## BEGIN Supplied material

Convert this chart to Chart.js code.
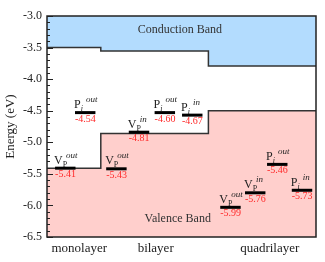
<!DOCTYPE html>
<html><head><meta charset="utf-8">
<script src="https://cdn.jsdelivr.net/npm/chart.js@4/dist/chart.umd.min.js"></script>
<style>html,body{margin:0;padding:0;background:#fff}#wrap{width:325px;height:262px;position:relative}</style>
</head><body><div id="wrap"><canvas id="c"></canvas></div>
<script>
// ---- data ----
const categories = ['monolayer', 'bilayer', 'quadrilayer'];
const categoryTickX = [0.6, 2.02, 4.14];
const bandEdges = [0, 1, 3, 5];
const conductionMin = [-3.50, -3.555, -3.79];
const valenceMax = [-5.41, -4.86, -4.50];
const levelBase = ['V', 'P', 'V', 'V', 'P', 'P', 'V', 'V', 'P', 'P'];
const levelSub = ['P', 'i', 'P', 'P', 'i', 'i', 'P', 'P', 'i', 'i'];
const levelSup = ['out', 'out', 'out', 'in', 'out', 'in', 'out', 'in', 'out', 'in'];
const levelText = ['-5.41', '-4.54', '-5.43', '-4.81', '-4.60', '-4.67', '-5.99', '-5.76', '-5.46', '-5.73'];
const levelEnergy = [-5.41, -4.53, -5.42, -4.84, -4.53, -4.57, -6.03, -5.80, -5.35, -5.76];
const levelX = [0.15, 0.52, 1.10, 1.52, 2.00, 2.51, 3.22, 3.68, 4.09, 4.55];
const levelWidth = 0.38;
const yMin = -6.5, yMax = -3.0;

const SERIF = '"Liberation Serif", "DejaVu Serif", serif';

function stepPoints(vals) {
  const pts = vals.map((v, i) => ({x: bandEdges[i], y: v}));
  pts.push({x: bandEdges[bandEdges.length - 1], y: vals[vals.length - 1]});
  return pts;
}

const datasets = [];
levelEnergy.forEach((v, i) => {
  datasets.push({
    data: [{x: levelX[i], y: v}, {x: levelX[i] + levelWidth, y: v}],
    borderColor: '#000', borderWidth: 3, pointRadius: 0, fill: false, order: 0
  });
});
datasets.push({
  data: stepPoints(conductionMin), stepped: 'before', fill: 'end',
  backgroundColor: '#b3dcfe', borderColor: '#333', borderWidth: 1.5, pointRadius: 0, order: 10
});
datasets.push({
  data: stepPoints(valenceMax), stepped: 'before', fill: 'start',
  backgroundColor: '#ffcfcc', borderColor: '#333', borderWidth: 1.5, pointRadius: 0, order: 10
});

const overlay = {
  id: 'overlay',
  afterDatasetsDraw(chart) {
    const ctx = chart.ctx, xs = chart.scales.x, ys = chart.scales.y, a = chart.chartArea;
    ctx.save();
    // band labels
    ctx.fillStyle = '#333';
    ctx.font = '12px ' + SERIF;
    ctx.textAlign = 'center';
    ctx.textBaseline = 'middle';
    ctx.fillText('Conduction Band', xs.getPixelForValue(2.47), ys.getPixelForValue(-3.22));
    ctx.fillText('Valence Band', xs.getPixelForValue(2.43), ys.getPixelForValue(-6.22));
    // level labels
    ctx.textAlign = 'left';
    ctx.textBaseline = 'alphabetic';
    levelEnergy.forEach((v, i) => {
      const x0 = xs.getPixelForValue(levelX[i]);
      const y = ys.getPixelForValue(v);
      ctx.fillStyle = '#222';
      ctx.font = '12px ' + SERIF;
      ctx.fillText(levelBase[i], x0 - 1, y - 4.5);
      const w = ctx.measureText(levelBase[i]).width;
      ctx.font = (levelSub[i] === 'i' ? 'italic ' : '') + '8px ' + SERIF;
      ctx.fillText(levelSub[i], x0 - 1 + w, y - 1.5);
      ctx.font = 'italic 9px ' + SERIF;
      ctx.fillText(levelSup[i], x0 + 11, y - 10.5);
      ctx.fillStyle = '#ff2a2a';
      ctx.font = '10px ' + SERIF;
      ctx.fillText(levelText[i], x0, y + 9);
    });
    // minor / major ticks on left axis (inward)
    ctx.strokeStyle = '#222';
    ctx.lineWidth = 1;
    for (let k = 0; k <= 35; k++) {
      const v = yMax - k * 0.1;
      const py = Math.round(ys.getPixelForValue(v)) + 0.5;
      const len = (k % 5 === 0) ? 6 : 3;
      ctx.beginPath();
      ctx.moveTo(a.left, py);
      ctx.lineTo(a.left + len, py);
      ctx.stroke();
    }
    // frame
    ctx.lineWidth = 1.5;
    ctx.strokeRect(a.left, a.top, a.right - a.left, a.bottom - a.top);
    ctx.restore();
  }
};

new Chart(document.getElementById('c'), {
  type: 'line',
  data: {datasets},
  options: {
    responsive: true, maintainAspectRatio: false, animation: false,
    layout: {padding: {top: 16, right: 9, left: 0, bottom: 0}},
    plugins: {legend: {display: false}, tooltip: {enabled: false}},
    scales: {
      x: {
        type: 'linear', min: 0, max: 5,
        grid: {display: false, drawTicks: false},
        border: {display: false},
        afterBuildTicks: s => { s.ticks = categoryTickX.map(v => ({value: v})); },
        ticks: {
          autoSkip: false, maxRotation: 0, padding: 4,
          color: '#222', font: {family: SERIF, size: 13},
          callback: (v, i) => categories[i]
        },
        afterFit: s => { s.height = 25; }
      },
      y: {
        type: 'linear', min: yMin, max: yMax,
        grid: {display: false, drawTicks: false},
        border: {display: false},
        ticks: {
          stepSize: 0.5, padding: 5, color: '#222',
          font: {family: SERIF, size: 12},
          callback: v => v.toFixed(1)
        },
        title: {display: true, text: 'Energy (eV)', color: '#222',
          font: {family: SERIF, size: 13}, padding: {top: 3, bottom: 0}},
        afterFit: s => { s.width = 47; }
      }
    }
  },
  plugins: [overlay]
});
</script>
</body></html>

## END Supplied material

=== Task prompt ===
Leave out the pictures and restate everything else word for word.

=== Solution below ===
Convert this chart to Chart.js code.
<!DOCTYPE html>
<html><head><meta charset="utf-8">
<script src="https://cdn.jsdelivr.net/npm/chart.js@4/dist/chart.umd.min.js"></script>
<style>html,body{margin:0;padding:0;background:#fff}#wrap{width:325px;height:262px;position:relative}</style>
</head><body><div id="wrap"><canvas id="c"></canvas></div>
<script>
// ---- data ----
const categories = ['monolayer', 'bilayer', 'quadrilayer'];
const categoryTickX = [0.6, 2.02, 4.14];
const bandEdges = [0, 1, 3, 5];
const conductionMin = [-3.50, -3.555, -3.79];
const valenceMax = [-5.41, -4.86, -4.50];
const levelBase = ['V', 'P', 'V', 'V', 'P', 'P', 'V', 'V', 'P', 'P'];
const levelSub = ['P', 'i', 'P', 'P', 'i', 'i', 'P', 'P', 'i', 'i'];
const levelSup = ['out', 'out', 'out', 'in', 'out', 'in', 'out', 'in', 'out', 'in'];
const levelText = ['-5.41', '-4.54', '-5.43', '-4.81', '-4.60', '-4.67', '-5.99', '-5.76', '-5.46', '-5.73'];
const levelEnergy = [-5.41, -4.53, -5.42, -4.84, -4.53, -4.57, -6.03, -5.80, -5.35, -5.76];
const levelX = [0.15, 0.52, 1.10, 1.52, 2.00, 2.51, 3.22, 3.68, 4.09, 4.55];
const levelWidth = 0.38;
const yMin = -6.5, yMax = -3.0;

const SERIF = '"Liberation Serif", "DejaVu Serif", serif';

function stepPoints(vals) {
  const pts = vals.map((v, i) => ({x: bandEdges[i], y: v}));
  pts.push({x: bandEdges[bandEdges.length - 1], y: vals[vals.length - 1]});
  return pts;
}

const datasets = [];
levelEnergy.forEach((v, i) => {
  datasets.push({
    data: [{x: levelX[i], y: v}, {x: levelX[i] + levelWidth, y: v}],
    borderColor: '#000', borderWidth: 3, pointRadius: 0, fill: false, order: 0
  });
});
datasets.push({
  data: stepPoints(conductionMin), stepped: 'before', fill: 'end',
  backgroundColor: '#b3dcfe', borderColor: '#333', borderWidth: 1.5, pointRadius: 0, order: 10
});
datasets.push({
  data: stepPoints(valenceMax), stepped: 'before', fill: 'start',
  backgroundColor: '#ffcfcc', borderColor: '#333', borderWidth: 1.5, pointRadius: 0, order: 10
});

const overlay = {
  id: 'overlay',
  afterDatasetsDraw(chart) {
    const ctx = chart.ctx, xs = chart.scales.x, ys = chart.scales.y, a = chart.chartArea;
    ctx.save();
    // band labels
    ctx.fillStyle = '#333';
    ctx.font = '12px ' + SERIF;
    ctx.textAlign = 'center';
    ctx.textBaseline = 'middle';
    ctx.fillText('Conduction Band', xs.getPixelForValue(2.47), ys.getPixelForValue(-3.22));
    ctx.fillText('Valence Band', xs.getPixelForValue(2.43), ys.getPixelForValue(-6.22));
    // level labels
    ctx.textAlign = 'left';
    ctx.textBaseline = 'alphabetic';
    levelEnergy.forEach((v, i) => {
      const x0 = xs.getPixelForValue(levelX[i]);
      const y = ys.getPixelForValue(v);
      ctx.fillStyle = '#222';
      ctx.font = '12px ' + SERIF;
      ctx.fillText(levelBase[i], x0 - 1, y - 4.5);
      const w = ctx.measureText(levelBase[i]).width;
      ctx.font = (levelSub[i] === 'i' ? 'italic ' : '') + '8px ' + SERIF;
      ctx.fillText(levelSub[i], x0 - 1 + w, y - 1.5);
      ctx.font = 'italic 9px ' + SERIF;
      ctx.fillText(levelSup[i], x0 + 11, y - 10.5);
      ctx.fillStyle = '#ff2a2a';
      ctx.font = '10px ' + SERIF;
      ctx.fillText(levelText[i], x0, y + 9);
    });
    // minor / major ticks on left axis (inward)
    ctx.strokeStyle = '#222';
    ctx.lineWidth = 1;
    for (let k = 0; k <= 35; k++) {
      const v = yMax - k * 0.1;
      const py = Math.round(ys.getPixelForValue(v)) + 0.5;
      const len = (k % 5 === 0) ? 6 : 3;
      ctx.beginPath();
      ctx.moveTo(a.left, py);
      ctx.lineTo(a.left + len, py);
      ctx.stroke();
    }
    // frame
    ctx.lineWidth = 1.5;
    ctx.strokeRect(a.left, a.top, a.right - a.left, a.bottom - a.top);
    ctx.restore();
  }
};

new Chart(document.getElementById('c'), {
  type: 'line',
  data: {datasets},
  options: {
    responsive: true, maintainAspectRatio: false, animation: false,
    layout: {padding: {top: 16, right: 9, left: 0, bottom: 0}},
    plugins: {legend: {display: false}, tooltip: {enabled: false}},
    scales: {
      x: {
        type: 'linear', min: 0, max: 5,
        grid: {display: false, drawTicks: false},
        border: {display: false},
        afterBuildTicks: s => { s.ticks = categoryTickX.map(v => ({value: v})); },
        ticks: {
          autoSkip: false, maxRotation: 0, padding: 4,
          color: '#222', font: {family: SERIF, size: 13},
          callback: (v, i) => categories[i]
        },
        afterFit: s => { s.height = 25; }
      },
      y: {
        type: 'linear', min: yMin, max: yMax,
        grid: {display: false, drawTicks: false},
        border: {display: false},
        ticks: {
          stepSize: 0.5, padding: 5, color: '#222',
          font: {family: SERIF, size: 12},
          callback: v => v.toFixed(1)
        },
        title: {display: true, text: 'Energy (eV)', color: '#222',
          font: {family: SERIF, size: 13}, padding: {top: 3, bottom: 0}},
        afterFit: s => { s.width = 47; }
      }
    }
  },
  plugins: [overlay]
});
</script>
</body></html>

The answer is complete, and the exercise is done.